** Start of PROVIDED RECORDS **
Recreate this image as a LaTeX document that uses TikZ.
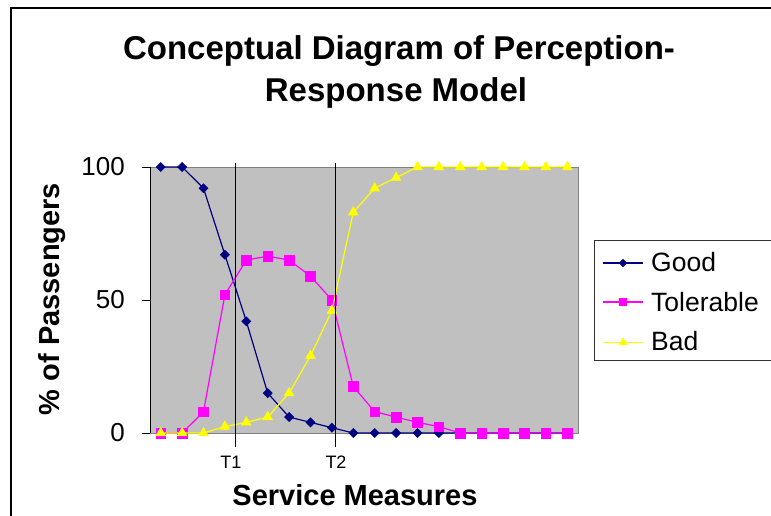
\documentclass[tikz,border=0pt]{standalone}
\usepackage{fontspec}
\setmainfont{Liberation Sans}
\usetikzlibrary{plotmarks}
\definecolor{goodblue}{RGB}{0,0,128}
\definecolor{tolpink}{RGB}{255,0,255}
\definecolor{badyellow}{RGB}{255,255,0}
\definecolor{areagray}{RGB}{192,192,192}
\definecolor{edgegray}{RGB}{128,128,128}

\begin{document}
\begin{tikzpicture}[x=1pt, y=-1pt,
    goodline/.style={goodblue, line width=1.2pt, mark=square*, mark options={rotate=45, fill=goodblue, line width=0.6pt}, mark size=3.2pt},
    tolline/.style={tolpink, line width=1.2pt, mark=square*, mark options={fill=tolpink, line width=0.6pt}, mark size=4.8pt},
    badline/.style={badyellow, line width=1.2pt, mark=triangle*, mark options={fill=badyellow, line width=0.6pt}, mark size=5.6pt},
    ticklabel/.style={inner sep=0pt, font=\fontsize{26}{30}\selectfont},
    legtext/.style={inner sep=0pt, anchor=base west, font=\fontsize{26.5}{30}\selectfont},
    axistitle/.style={inner sep=0pt, font=\bfseries\fontsize{29}{34}\selectfont}]
\useasboundingbox (0,0) rectangle (771,516);

% chart frame (runs off the page on the right and bottom)
\draw[line width=1.5pt] (11,540) -- (11,8) -- (800,8);

% title
\node[inner sep=0pt, anchor=base, font=\bfseries\fontsize{33}{40}\selectfont] (titleA) at (399,60) {Conceptual Diagram of Perception-};
\node[inner sep=0pt, anchor=base, font=\bfseries\fontsize{33}{40}\selectfont] (titleB) at (396,102) {Response Model};

% plot area
\fill[areagray] (150,167) rectangle (578,433);
\draw[edgegray, line width=1pt] (150,167) -- (578,167) -- (578,433) -- (150,433);
\draw[line width=0.8pt] (150,167) -- (150,433);
\foreach \v/\y in {0/433, 50/300, 100/167}
{
    \draw[line width=0.8pt] (142,\y) -- (150,\y);
    \node[ticklabel, anchor=east] (tick\v) at (125,\y) {\v};
}

% series
\begin{scope}[shift={(150,433)}, x=21.4pt, y=2.66pt]
\draw[goodline] plot coordinates {(0.5,100) (1.5,100) (2.5,92) (3.5,67) (4.5,42) (5.5,15) (6.5,6) (7.5,4) (8.5,2)
    (9.5,0) (10.5,0) (11.5,0) (12.5,0) (13.5,0) (14.5,0) (15.5,0) (16.5,0) (17.5,0) (18.5,0) (19.5,0)};
\draw[tolline] plot coordinates {(0.5,0) (1.5,0) (2.5,8) (3.5,52) (4.5,65) (5.5,66.5) (6.5,65) (7.5,59) (8.5,50)
    (9.5,17.5) (10.5,8) (11.5,6) (12.5,4) (13.5,2.4) (14.5,0) (15.5,0) (16.5,0) (17.5,0) (18.5,0) (19.5,0)};
\draw[badline] plot coordinates {(0.5,0) (1.5,0) (2.5,0) (3.5,2.4) (4.5,4) (5.5,6) (6.5,15) (7.5,29) (8.5,46)
    (9.5,83) (10.5,92) (11.5,96) (12.5,100) (13.5,100) (14.5,100) (15.5,100) (16.5,100) (17.5,100) (18.5,100) (19.5,100)};
\end{scope}

% thresholds
\draw[line width=1.2pt] (235.7,163) -- (235.7,447);
\draw[line width=1.2pt] (335.3,163) -- (335.3,447);
\node[inner sep=0pt, font=\fontsize{18}{20}\selectfont] (tone) at (231,462) {T1};
\node[inner sep=0pt, font=\fontsize{18}{20}\selectfont] (ttwo) at (336,462) {T2};

% axis titles
\node[axistitle, anchor=base] (xtitle) at (355,505) {Service Measures};
\node[axistitle, rotate=90] (ytitle) at (52,299) {\% of Passengers};

% legend
\draw[line width=1pt, black!80] (800,240) -- (594,240) -- (594,360) -- (800,360);
\draw[goodline, mark size=2.6pt, mark indices={2}] plot coordinates {(603,263) (623,263) (643,263)};
\draw[tolline, mark size=3.6pt, mark indices={2}] plot coordinates {(603,302) (623,302) (643,302)};
\draw[badline, mark size=4.6pt, mark indices={2}] plot coordinates {(603,342.5) (623,342.5) (643,342.5)};
\node[legtext] (leggood) at (651,271) {Good};
\node[legtext] (legtol) at (651,311) {Tolerable};
\node[legtext] (legbad) at (651,350) {Bad};
\end{tikzpicture}
\end{document}
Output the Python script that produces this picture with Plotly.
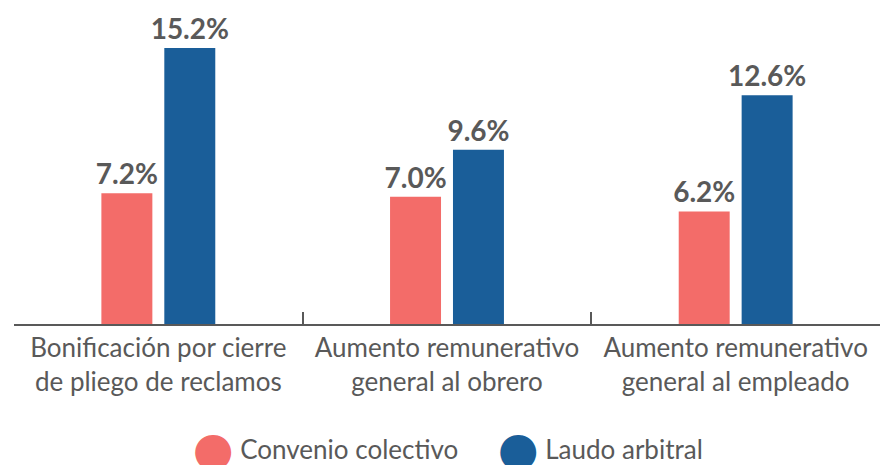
** End of PROVIDED RECORDS **
◆ **REQUEST**:
Set the lines above down again, word for word, from the first through the one containing "(11,8) -- (800,8);"; pictures excluded.

◆ **RESULT FOR THIS TASK**:
Recreate this image as a LaTeX document that uses TikZ.
\documentclass[tikz,border=0pt]{standalone}
\usepackage{fontspec}
\setmainfont{Liberation Sans}
\usetikzlibrary{plotmarks}
\definecolor{goodblue}{RGB}{0,0,128}
\definecolor{tolpink}{RGB}{255,0,255}
\definecolor{badyellow}{RGB}{255,255,0}
\definecolor{areagray}{RGB}{192,192,192}
\definecolor{edgegray}{RGB}{128,128,128}

\begin{document}
\begin{tikzpicture}[x=1pt, y=-1pt,
    goodline/.style={goodblue, line width=1.2pt, mark=square*, mark options={rotate=45, fill=goodblue, line width=0.6pt}, mark size=3.2pt},
    tolline/.style={tolpink, line width=1.2pt, mark=square*, mark options={fill=tolpink, line width=0.6pt}, mark size=4.8pt},
    badline/.style={badyellow, line width=1.2pt, mark=triangle*, mark options={fill=badyellow, line width=0.6pt}, mark size=5.6pt},
    ticklabel/.style={inner sep=0pt, font=\fontsize{26}{30}\selectfont},
    legtext/.style={inner sep=0pt, anchor=base west, font=\fontsize{26.5}{30}\selectfont},
    axistitle/.style={inner sep=0pt, font=\bfseries\fontsize{29}{34}\selectfont}]
\useasboundingbox (0,0) rectangle (771,516);

% chart frame (runs off the page on the right and bottom)
\draw[line width=1.5pt] (11,540) -- (11,8) -- (800,8);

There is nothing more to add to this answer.